§ Supplied data
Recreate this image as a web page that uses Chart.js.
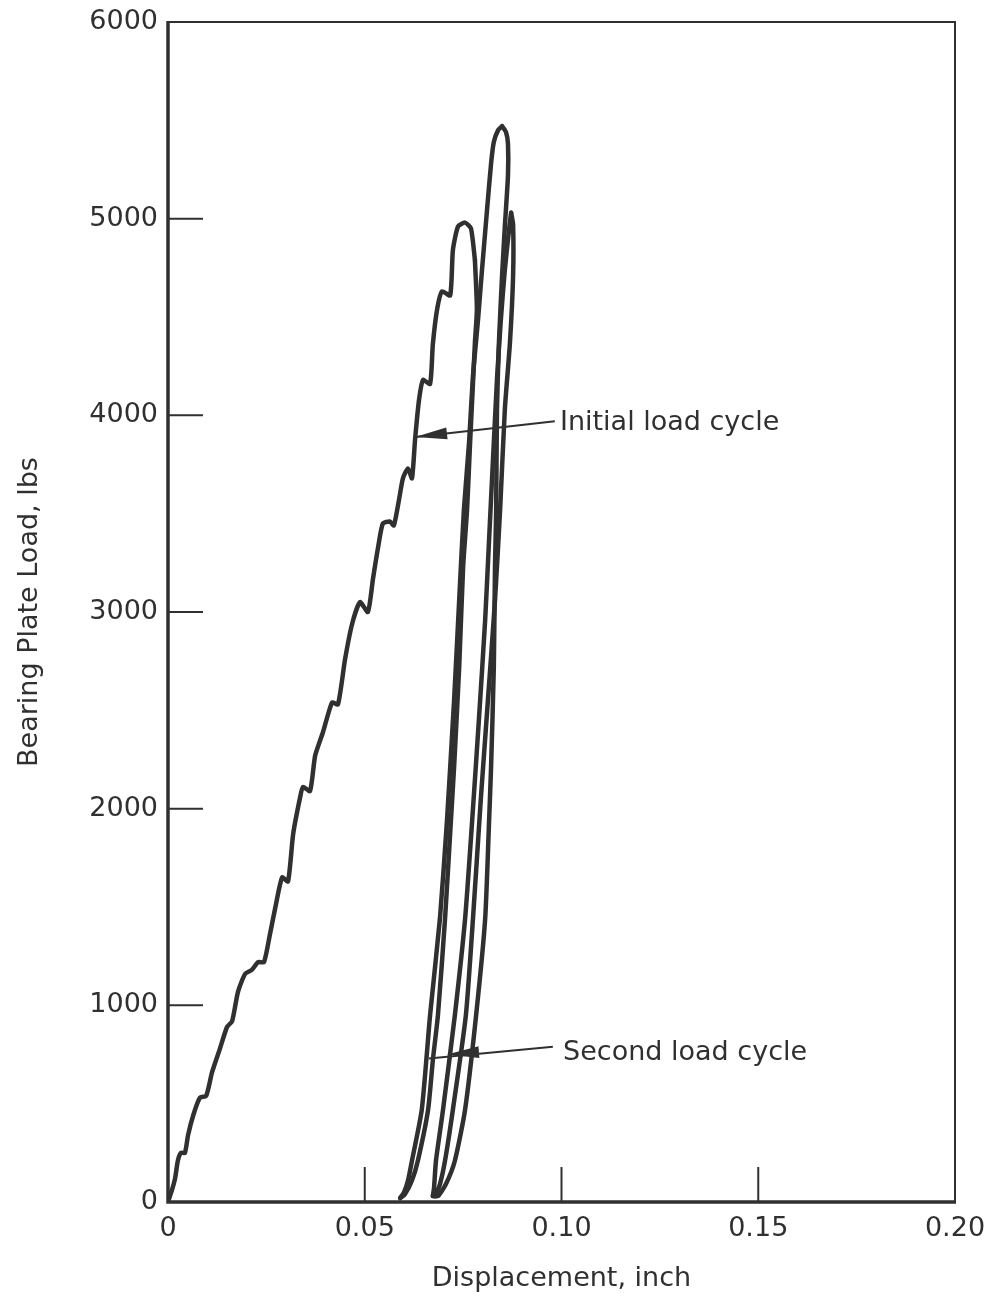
<!DOCTYPE html>
<html>
<head>
<meta charset="utf-8">
<script src="https://cdn.jsdelivr.net/npm/chart.js@4"></script>
<style>
  html, body { margin: 0; padding: 0; background: #ffffff; }
  canvas { display: block; }
</style>
</head>
<body>
<canvas id="c" width="992" height="1300"></canvas>
<script>
// ---------------- data (displacement in inch, load in lbs) ----------------
const xTickLabels = ['0', '0.05', '0.10', '0.15', '0.20'];
const yTickLabels = ['0', '1000', '2000', '3000', '4000', '5000', '6000'];

// Initial load cycle: loading branch (stepwise) up to first peak, then unloading
const load1X = [0, 0.0010, 0.0018, 0.0025, 0.0033, 0.0043, 0.0051, 0.0064, 0.0081, 0.0097, 0.0112, 0.0132, 0.0150, 0.0163, 0.0178, 0.0196, 0.0213, 0.0229, 0.0244, 0.0259, 0.0274, 0.0290, 0.0305, 0.0318, 0.0335, 0.0343, 0.0361, 0.0374, 0.0394, 0.0417, 0.0432, 0.0450, 0.0468, 0.0488, 0.0508, 0.0521, 0.0534, 0.0546, 0.0564, 0.0574, 0.0587, 0.0597, 0.0610, 0.0620, 0.0628, 0.0638, 0.0648, 0.0666, 0.0673, 0.0684, 0.0696, 0.0717, 0.0724, 0.0737, 0.0755, 0.0770, 0.0780];
const load1Y = [0, 60, 120, 210, 250, 250, 340, 440, 530, 540, 660, 780, 890, 920, 1070, 1160, 1180, 1220, 1220, 1360, 1510, 1650, 1630, 1870, 2050, 2110, 2090, 2270, 2390, 2540, 2530, 2760, 2940, 3050, 3000, 3170, 3330, 3450, 3460, 3440, 3570, 3680, 3730, 3680, 3880, 4080, 4180, 4160, 4360, 4540, 4630, 4610, 4840, 4960, 4980, 4950, 4790];
const unload1X = [0.0780, 0.0785, 0.0780, 0.0773, 0.0767, 0.0760, 0.0750, 0.0740, 0.0727, 0.0719, 0.0704, 0.0686, 0.0673, 0.0661, 0.0635, 0.0620, 0.0602, 0.0590];
const unload1Y = [4790, 4540, 4370, 4080, 3830, 3520, 3230, 2720, 2210, 1940, 1440, 950, 720, 470, 210, 110, 40, 20];

// Second load cycle: reloading to the highest peak, unloading, reloading again
const reload2X = [0.0590, 0.0600, 0.0610, 0.0620, 0.0645, 0.0666, 0.0691, 0.0709, 0.0727, 0.0740, 0.0752, 0.0765, 0.0775, 0.0788, 0.0798, 0.0811, 0.0821, 0.0828, 0.0839, 0.0849];
const reload2Y = [20, 50, 110, 210, 470, 950, 1440, 1940, 2550, 3060, 3520, 3860, 4200, 4490, 4740, 5050, 5280, 5390, 5450, 5470];
const unload2X = [0.0849, 0.0859, 0.0864, 0.0864, 0.0856, 0.0849, 0.0841, 0.0836, 0.0834, 0.0831, 0.0828, 0.0821, 0.0816, 0.0806, 0.0783, 0.0755, 0.0729, 0.0706, 0.0686, 0.0673];
const unload2Y = [5470, 5440, 5380, 5220, 4960, 4710, 4370, 4030, 3520, 3230, 2720, 2210, 1940, 1440, 950, 470, 210, 90, 30, 30];
const reload3X = [0.0673, 0.0676, 0.0681, 0.0699, 0.0729, 0.0755, 0.0773, 0.0790, 0.0806, 0.0816, 0.0826, 0.0836, 0.0846, 0.0856, 0.0867, 0.0872];
const reload3Y = [30, 70, 210, 470, 950, 1440, 1940, 2450, 2960, 3370, 3780, 4180, 4490, 4740, 4950, 5030];
const unload3X = [0.0872, 0.0877, 0.0877, 0.0869, 0.0856, 0.0844, 0.0831, 0.0813, 0.0795, 0.0775, 0.0757, 0.0724, 0.0704, 0.0691, 0.0679];
const unload3Y = [5030, 4970, 4710, 4370, 4030, 3520, 3060, 2550, 2050, 1440, 950, 470, 210, 90, 30];

// annotation anchors (data units)
const initialLabel = { text: 'Initial load cycle', x: 0.0996, y: 3960, tipX: 0.0628, tipY: 3890, tailX: 0.0983, tailY: 3970 };
const secondLabel  = { text: 'Second load cycle', x: 0.1004, y: 760, tipX: 0.0709, tipY: 750, tailX: 0.0978, tailY: 790, endX: 0.0663, endY: 730 };

// ---------------- helpers ----------------
const pts = (xs, ys) => xs.map((x, i) => ({ x: x, y: ys[i] }));
const INK = '#303030';
const FONT = "'DejaVu Sans', sans-serif";

function series(xs, ys) {
  return {
    data: pts(xs, ys),
    borderColor: INK,
    borderWidth: 4.5,
    pointRadius: 0,
    fill: false,
    tension: 0.2,
    borderJoinStyle: 'round',
    borderCapStyle: 'round'
  };
}

const framePlugin = {
  id: 'frame',
  afterDatasetsDraw(chart) {
    const { ctx, chartArea: a, scales } = chart;
    const xs = scales.x, ys = scales.y;
    ctx.save();
    ctx.strokeStyle = INK;
    ctx.lineCap = 'butt';
    // top & right (thinner)
    ctx.lineWidth = 2;
    ctx.beginPath();
    ctx.moveTo(a.left, a.top); ctx.lineTo(a.right, a.top); ctx.lineTo(a.right, a.bottom);
    ctx.stroke();
    // left & bottom (thicker)
    ctx.lineWidth = 3.5;
    ctx.beginPath();
    ctx.moveTo(a.left, a.top - 1); ctx.lineTo(a.left, a.bottom); ctx.lineTo(a.right + 1, a.bottom);
    ctx.stroke();
    // inward ticks
    ctx.lineWidth = 2;
    ctx.beginPath();
    xs.ticks.forEach((t, i) => {
      if (i === 0 || i === xs.ticks.length - 1) return;
      const px = xs.getPixelForValue(t.value);
      ctx.moveTo(px, a.bottom); ctx.lineTo(px, a.bottom - 35);
    });
    ys.ticks.forEach((t, i) => {
      if (i === 0 || i === ys.ticks.length - 1) return;
      const py = ys.getPixelForValue(t.value);
      ctx.moveTo(a.left, py); ctx.lineTo(a.left + 35, py);
    });
    ctx.stroke();

    // annotations
    function arrow(lbl) {
      const tipX = xs.getPixelForValue(lbl.tipX), tipY = ys.getPixelForValue(lbl.tipY);
      const tailX = xs.getPixelForValue(lbl.tailX), tailY = ys.getPixelForValue(lbl.tailY);
      ctx.lineWidth = 2;
      ctx.beginPath();
      ctx.moveTo(tailX, tailY);
      if (lbl.endX !== undefined) {
        ctx.lineTo(xs.getPixelForValue(lbl.endX), ys.getPixelForValue(lbl.endY));
      } else {
        ctx.lineTo(tipX, tipY);
      }
      ctx.stroke();
      const ang = Math.atan2(tailY - tipY, tailX - tipX);
      const L = 32, W = 6;
      const bx = tipX + Math.cos(ang) * L, by = tipY + Math.sin(ang) * L;
      ctx.fillStyle = INK;
      ctx.beginPath();
      ctx.moveTo(tipX, tipY);
      ctx.lineTo(bx - Math.sin(ang) * W, by + Math.cos(ang) * W);
      ctx.lineTo(bx + Math.sin(ang) * W, by - Math.cos(ang) * W);
      ctx.closePath();
      ctx.fill();
      ctx.font = '27px ' + FONT;
      ctx.textAlign = 'left';
      ctx.textBaseline = 'middle';
      ctx.fillText(lbl.text, xs.getPixelForValue(lbl.x), ys.getPixelForValue(lbl.y));
    }
    arrow(initialLabel);
    arrow(secondLabel);
    ctx.restore();
  }
};

new Chart(document.getElementById('c'), {
  type: 'line',
  data: {
    datasets: [
      series(load1X, load1Y),
      series(unload1X, unload1Y),
      series(reload2X, reload2Y),
      series(unload2X, unload2Y),
      series(reload3X, reload3Y),
      series(unload3X, unload3Y)
    ]
  },
  options: {
    responsive: false,
    devicePixelRatio: 1,
    animation: false,
    layout: { padding: { top: 22, right: 37, left: 0, bottom: 0 } },
    plugins: { legend: { display: false }, tooltip: { enabled: false } },
    scales: {
      x: {
        type: 'linear',
        min: 0, max: 0.2,
        afterFit: s => { s.height = 98; s.paddingLeft = 0; s.paddingRight = 0; },
        border: { display: false },
        grid: { display: false, drawTicks: false },
        ticks: {
          stepSize: 0.05,
          padding: 11,
          maxRotation: 0,
          color: INK,
          font: { family: FONT, size: 27 },
          callback: (v, i) => xTickLabels[i]
        },
        title: {
          display: true,
          text: 'Displacement, inch',
          color: INK,
          font: { family: FONT, size: 27 },
          padding: { top: 0, bottom: 5 }
        }
      },
      y: {
        type: 'linear',
        min: 0, max: 6000,
        afterFit: s => { s.width = 168; s.paddingTop = 0; s.paddingBottom = 0; },
        border: { display: false },
        grid: { display: false, drawTicks: false },
        ticks: {
          stepSize: 1000,
          padding: 10,
          color: INK,
          font: { family: FONT, size: 27 },
          callback: (v, i) => yTickLabels[i]
        },
        title: {
          display: true,
          text: 'Bearing Plate Load, lbs',
          color: INK,
          font: { family: FONT, size: 27 },
          padding: { top: 14, bottom: 0 }
        }
      }
    }
  },
  plugins: [framePlugin]
});
</script>
</body>
</html>
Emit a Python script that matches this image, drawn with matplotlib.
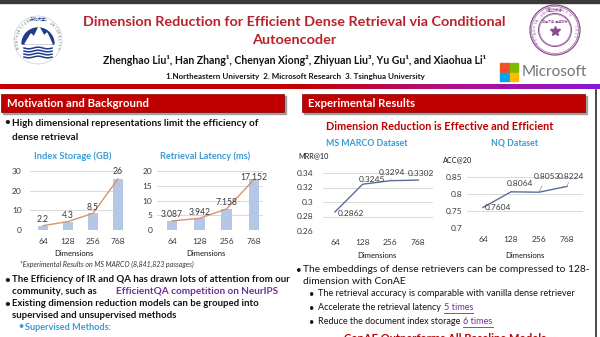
import numpy as np
import matplotlib.pyplot as plt
from matplotlib.patches import Rectangle, Circle, Polygon
from matplotlib.colors import LinearSegmentedColormap

plt.rcParams["font.family"] = ["Lato", "DejaVu Sans"]

# -----------------------------
# Data read off the poster
# -----------------------------
DIMS = ["64", "128", "256", "768"]
STORAGE_GB = [2.2, 4.3, 8.5, 26]
LATENCY_MS = [3.087, 3.942, 7.158, 17.152]
MRR10 = [0.2862, 0.3245, 0.3294, 0.3302]
ACC20 = [0.7604, 0.8064, 0.8053, 0.8224]

STORAGE_TICKS = [0, 10, 20, 30]
LATENCY_TICKS = [0, 5, 10, 15, 20]
MRR_TICKS = [0.26, 0.28, 0.3, 0.32, 0.34]
ACC_TICKS = [0.7, 0.75, 0.8, 0.85]

# -----------------------------
# Colours
# -----------------------------
RED = "#C00000"
TITLE_RED = "#B8232B"
CYAN = "#3A9BD5"
PURPLE = "#7030A0"
BAR_COLOR = "#B4C7E7"
TREND_COLOR = "#D9936B"
LINE_COLOR = "#5B6C9A"
GRID_COLOR = "#D9D9D9"
TICK_COLOR = "#3A3A3A"
TEXT = "#141414"

W, H = 600, 337
fig = plt.figure(figsize=(6, 3.37), dpi=100)
bg = fig.add_axes([0, 0, 1, 1])
bg.axis("off")


def px_axes(x0, y0, x1, y1):
    return fig.add_axes([x0 / W, 1 - y1 / H, (x1 - x0) / W, (y1 - y0) / H])


def txt(x, y, s, size, color=TEXT, weight="normal", ha="left", style="normal", **kw):
    return bg.text(x, y, s, fontsize=size, color=color, fontweight=weight,
                   ha=ha, va="center", fontstyle=style, **kw)


def right_edge(t):
    bb = t.get_window_extent(fig.canvas.get_renderer())
    return bg.transData.inverted().transform((bb.x1, bb.y0))[0]


# -----------------------------
# Header
# -----------------------------
bg.add_patch(Rectangle((0, 0), W, 3, color="#3A3A3A"))

band = LinearSegmentedColormap.from_list(
    "band", [(0, RED), (0.5, RED), (0.75, "#B0108A"), (1, "#8A18D8")])
bg.imshow(np.linspace(0, 1, 256)[None, :], extent=(0, W, 89, 84),
          cmap=band, aspect="auto")
bg.set_xlim(0, W)
bg.set_ylim(H, 0)

txt(294, 22, "Dimension Reduction for Efficient Dense Retrieval via Conditional",
    10.4, TITLE_RED, "bold", "center")
txt(294, 40, "Autoencoder", 10.4, TITLE_RED, "bold", "center")
txt(295, 60, "Zhenghao Liu¹, Han Zhang¹, Chenyan Xiong², Zhiyuan Liu³, Yu Gu¹, and Xiaohua Li¹",
    7.6, TEXT, "bold", "center")
txt(295, 77, "1.Northeastern University  2. Microsoft Research  3. Tsinghua University",
    5.8, TEXT, "bold", "center")

# Northeastern University logo
cx, cy = 38, 40
bg.add_patch(Circle((cx, cy), 24, fill=False, ec="#B8C0D0", lw=0.4))
t = np.linspace(0, np.pi, 60)
bg.add_patch(Polygon(np.c_[cx + 16 * np.cos(t), cy + 4 - 16 * np.sin(t)], color="#1E3C8C"))
bg.add_patch(Polygon([(25, 44), (31, 34), (34, 37), (39, 27), (44, 36), (47, 33), (52, 44)],
                     color="white"))
wx = np.linspace(24, 52, 40)
for k in range(4):
    bg.plot(wx, cy + 8 + 3 * k + 0.8 * np.sin((wx - 24) / 3.0), color="#1E3C8C", lw=1.1)
ring = "NORTHEASTERN 1923 UNIVERSITY"
for i, ch in enumerate(ring):
    a = np.deg2rad(200 - i * 220 / (len(ring) - 1))
    bg.text(cx + 20.5 * np.cos(a), cy - 20.5 * np.sin(a), ch, fontsize=2.3, color="#5A6478",
            ha="center", va="center", rotation=np.rad2deg(a) - 90)
bg.text(cx, cy - 21, "东北大学", fontsize=3, color="#1E3C8C", ha="center", va="center",
        family=["Noto Sans CJK SC", "DejaVu Sans"])

# Tsinghua logo
tx, ty = 555, 30
TS = "#8A4A8E"
for r, lw in [(25, 0.9), (23.5, 0.4), (16.5, 0.7), (15.5, 0.3)]:
    bg.add_patch(Circle((tx, ty), r, fill=False, ec=TS, lw=lw))
bg.plot(tx, ty + 1, marker="*", ms=7, color=TS)
ring = "TSINGHUA UNIVERSITY · 1911 ·"
for i, ch in enumerate(ring):
    a = np.deg2rad(215 - i * 250 / (len(ring) - 1))
    bg.text(tx + 20 * np.cos(a), ty - 20 * np.sin(a), ch, fontsize=2.4, color=TS,
            ha="center", va="center", rotation=np.rad2deg(a) - 90)
bg.text(tx, ty - 20, "清华大学", fontsize=3.2, color=TS, ha="center", va="center",
        family=["Noto Sans CJK SC", "DejaVu Sans"])
bg.text(tx, ty - 8, "自强不息  厚德载物", fontsize=2.2, color=TS, ha="center", va="center",
        family=["Noto Sans CJK SC", "DejaVu Sans"])

# Microsoft logo
for (x0, y0), c in zip([(500, 63), (509.5, 63), (500, 72.5), (509.5, 72.5)],
                       ["#F25022", "#7FBA00", "#00A4EF", "#FFB900"]):
    bg.add_patch(Rectangle((x0, y0), 8.7, 8.7, color=c))
txt(522, 72.5, "Microsoft", 11.0, "#737373")

# right border
bg.plot([595.5, 595.5], [90, H], color="#3C3C3C", lw=1.3)


# -----------------------------
# Section headers
# -----------------------------
def section(x0, x1, label):
    bg.add_patch(Rectangle((x0 + 1.5, 95.5), x1 - x0, 18, color="#A0A0A0"))
    bg.add_patch(Rectangle((x0, 94), x1 - x0, 18, fc=RED, ec="#8A0000", lw=0.5))
    txt(x0 + 6, 103.5, label, 8.2, "white", "bold")


section(1, 284, "Motivation and Background")
section(302, 585, "Experimental Results")

# -----------------------------
# Left column text
# -----------------------------
txt(4, 123, "•", 7, TEXT, "bold")
txt(12, 123, "High dimensional representations limit the efficiency of", 7.2, TEXT, "bold")
txt(12, 137, "dense retrieval", 7.2, TEXT, "bold")

txt(73, 156, "Index Storage (GB)", 6.7, CYAN, "bold", "center")
txt(205, 156, "Retrieval Latency (ms)", 6.6, CYAN, "bold", "center")
txt(74, 253, "Dimensions", 5.5, TEXT, ha="center")
txt(206, 253, "Dimensions", 5.5, TEXT, ha="center")
txt(20, 264, "*Experimental Results on MS MARCO (8,841,823 passages)", 5.0, "#333333",
    style="italic")

txt(4, 280, "•", 7, TEXT, "bold")
txt(12, 280, "The Efficiency of IR and QA has drawn lots of attention from our", 6.9, TEXT, "bold")
txt(12, 291, "community, such as", 6.9, TEXT, "bold")
txt(116, 291, "EfficientQA competition on NeurIPS", 7.2, PURPLE, "bold")
txt(4, 304, "•", 7, TEXT, "bold")
txt(12, 304, "Existing dimension reduction models can be grouped into", 6.9, TEXT, "bold")
txt(12, 315, "supervised and unsupervised methods", 6.9, TEXT, "bold")
txt(18, 327, "•", 6.5, CYAN, "bold")
txt(25, 327, "Supervised Methods:", 6.6, CYAN, "bold")

# -----------------------------
# Right column text
# -----------------------------
txt(440, 127, "Dimension Reduction is Effective and Efficient", 7.9, RED, "bold", "center")
txt(367, 143, "MS MARCO Dataset", 6.3, CYAN, "bold", "center")
txt(515, 143, "NQ Dataset", 6.3, CYAN, "bold", "center")
txt(298, 156, "MRR@10", 5.2, TEXT)
txt(443, 160, "ACC@20", 5.2, TEXT)
txt(377, 256, "Dimensions", 5.5, TEXT, ha="center")
txt(525, 256, "Dimensions", 5.5, TEXT, ha="center")

txt(296, 270, "•", 7, TEXT)
txt(303, 270, "The embeddings of dense retrievers can be compressed to 128-", 7.4, TEXT)
txt(303, 281, "dimension with ConAE", 7.4, TEXT)
txt(309, 294, "•", 6.5, TEXT)
txt(318, 294, "The retrieval accuracy is comparable with vanilla dense retriever", 6.6, TEXT)
for y, lead, link in [(308, "Accelerate the retrieval latency", "5 times"),
                      (322, "Reduce the document index storage", "6 times")]:
    txt(309, y, "•", 6.5, TEXT)
    x_end = right_edge(txt(318, y, lead, 6.5, TEXT)) + 3
    x_link = right_edge(txt(x_end, y, link, 6.6, PURPLE))
    bg.plot([x_end, x_link], [y + 5, y + 5], color=PURPLE, lw=0.6)
txt(445, 338, "ConAE Outperforms All Baseline Models", 8.0, RED, "bold", "center")


# -----------------------------
# Charts
# -----------------------------
def style_axes(ax, ticks, labels, xlim, ypad, xpad):
    ax.set_facecolor("none")
    for s in ax.spines.values():
        s.set_visible(False)
    ax.set_ylim(ticks[0], ticks[-1])
    ax.set_yticks(ticks, labels)
    ax.set_xlim(*xlim)
    ax.set_xticks(range(len(DIMS)), DIMS)
    ax.yaxis.grid(True, color=GRID_COLOR, lw=0.7)
    ax.set_axisbelow(True)
    ax.tick_params(axis="y", length=0, labelsize=6.0, colors=TICK_COLOR, pad=ypad)
    ax.tick_params(axis="x", length=0, labelsize=6.0, colors=TICK_COLOR, pad=xpad)


def bar_panel(ax, values, ticks, xlim, ypad, offsets):
    x = np.arange(len(values))
    style_axes(ax, ticks, [str(t) for t in ticks], xlim, ypad, 5.5)
    ax.bar(x, values, width=0.4, color=BAR_COLOR, zorder=2)
    ax.plot(x, values, color=TREND_COLOR, lw=1.0, zorder=3)
    for i, v in enumerate(values):
        ax.annotate(f"{v:g}", (i, v), xytext=offsets[i], textcoords="offset pixels",
                    ha="center", va="center", fontsize=6.2, color=TICK_COLOR,
                    annotation_clip=False, zorder=4)


def line_panel(ax, values, ticks, xlim, ypad, offsets, leaders):
    x = np.arange(len(values))
    style_axes(ax, ticks, [f"{t:g}" for t in ticks], xlim, ypad, 5.5)
    ax.plot(x, values, color=LINE_COLOR, lw=1.0, zorder=3)
    for i, v in enumerate(values):
        arrow = dict(arrowstyle="-", color="#8A8A8A", lw=0.5, shrinkA=3, shrinkB=0) \
            if leaders[i] else None
        ax.annotate(f"{v:g}", (i, v), xytext=offsets[i], textcoords="offset pixels",
                    ha="center", va="center", fontsize=6.0, color=TICK_COLOR,
                    arrowprops=arrow, annotation_clip=False, zorder=4)


ax1 = px_axes(30, 171, 123, 230)
bar_panel(ax1, STORAGE_GB, STORAGE_TICKS, (-0.52, 3.2), 6.0,
          [(0, 6), (0, 6), (0, 6), (0, 7)])

ax2 = px_axes(157, 171, 263, 230)
bar_panel(ax2, LATENCY_MS, LATENCY_TICKS, (-0.55, 3.33), 3.5,
          [(0, 6), (0, 6), (0, 6), (0, 2)])

ax3 = px_axes(323, 173, 433, 231)
line_panel(ax3, MRR10, MRR_TICKS, (-0.43, 3.54), 7.0,
           [(16, -1), (9, 5), (2, 8), (3, 7)], [False, False, True, True])

ax4 = px_axes(467, 177, 583, 228)
line_panel(ax4, ACC20, ACC_TICKS, (-0.57, 3.57), 3.5,
           [(15, 0), (9, 8), (8, 16), (4, 10)], [False, False, True, True])

plt.savefig("out.png", dpi=100)
plt.close()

§ What needs to be done
Can the lines from the start of the records through the line with "110, 40, 20];" be given again exactly, with the pictures left out?

§ The solution
Recreate this image as a web page that uses Chart.js.
<!DOCTYPE html>
<html>
<head>
<meta charset="utf-8">
<script src="https://cdn.jsdelivr.net/npm/chart.js@4"></script>
<style>
  html, body { margin: 0; padding: 0; background: #ffffff; }
  canvas { display: block; }
</style>
</head>
<body>
<canvas id="c" width="992" height="1300"></canvas>
<script>
// ---------------- data (displacement in inch, load in lbs) ----------------
const xTickLabels = ['0', '0.05', '0.10', '0.15', '0.20'];
const yTickLabels = ['0', '1000', '2000', '3000', '4000', '5000', '6000'];

// Initial load cycle: loading branch (stepwise) up to first peak, then unloading
const load1X = [0, 0.0010, 0.0018, 0.0025, 0.0033, 0.0043, 0.0051, 0.0064, 0.0081, 0.0097, 0.0112, 0.0132, 0.0150, 0.0163, 0.0178, 0.0196, 0.0213, 0.0229, 0.0244, 0.0259, 0.0274, 0.0290, 0.0305, 0.0318, 0.0335, 0.0343, 0.0361, 0.0374, 0.0394, 0.0417, 0.0432, 0.0450, 0.0468, 0.0488, 0.0508, 0.0521, 0.0534, 0.0546, 0.0564, 0.0574, 0.0587, 0.0597, 0.0610, 0.0620, 0.0628, 0.0638, 0.0648, 0.0666, 0.0673, 0.0684, 0.0696, 0.0717, 0.0724, 0.0737, 0.0755, 0.0770, 0.0780];
const load1Y = [0, 60, 120, 210, 250, 250, 340, 440, 530, 540, 660, 780, 890, 920, 1070, 1160, 1180, 1220, 1220, 1360, 1510, 1650, 1630, 1870, 2050, 2110, 2090, 2270, 2390, 2540, 2530, 2760, 2940, 3050, 3000, 3170, 3330, 3450, 3460, 3440, 3570, 3680, 3730, 3680, 3880, 4080, 4180, 4160, 4360, 4540, 4630, 4610, 4840, 4960, 4980, 4950, 4790];
const unload1X = [0.0780, 0.0785, 0.0780, 0.0773, 0.0767, 0.0760, 0.0750, 0.0740, 0.0727, 0.0719, 0.0704, 0.0686, 0.0673, 0.0661, 0.0635, 0.0620, 0.0602, 0.0590];
const unload1Y = [4790, 4540, 4370, 4080, 3830, 3520, 3230, 2720, 2210, 1940, 1440, 950, 720, 470, 210, 110, 40, 20];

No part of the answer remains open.